A procedure has been developed to build system level predictive models that incorporate physical laws as well as information derived from experimental data. In particular a soot model was developed, trained and tested using experimental data. It was seen that the model could fit available experimental data given sufficient training time. Future accuracy on data points not encountered during training was estimated and seen to be good. The approach relies on the physical phenomena predicted by an existing system level phenomenological soot model coupled with ‘weights’ which use experimental data to adjust the predicted physical sub-model parameters to fit the data. This approach has developed from attempts at incorporating physical phenomena into neural networks for predicting emissions. Model training uses neural network training concepts.

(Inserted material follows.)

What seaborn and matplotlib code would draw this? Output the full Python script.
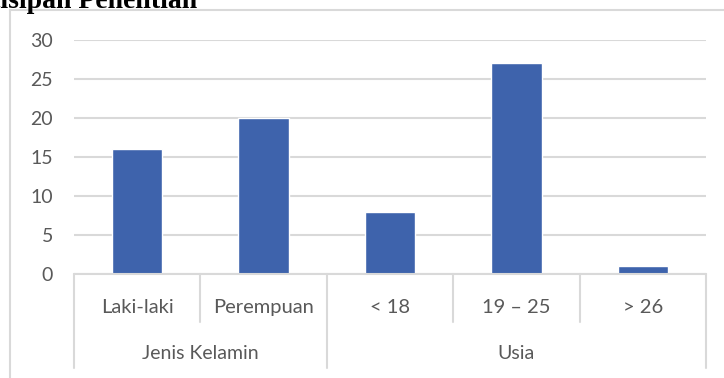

Similarity in the final weight vectors between different models trained on different sets of data suggests that the weights are adjusting the predicted (by the phenomenological model) physical (sub)quantities in a general manner to capture unaccounted for phenomena particular to the engine. The model can be a useful tool for engine/aftertreatment control, design and optimization, since it delivers reliable results and is computationally inexpensive. For example, the model developed in the current work has been used to feed into a diesel particulate filter (DPF) model as part of a larger integrated engine-aftertreatment system level model. Finally, a procedure was developed to estimate the most useful future experimental data points for improving model performance.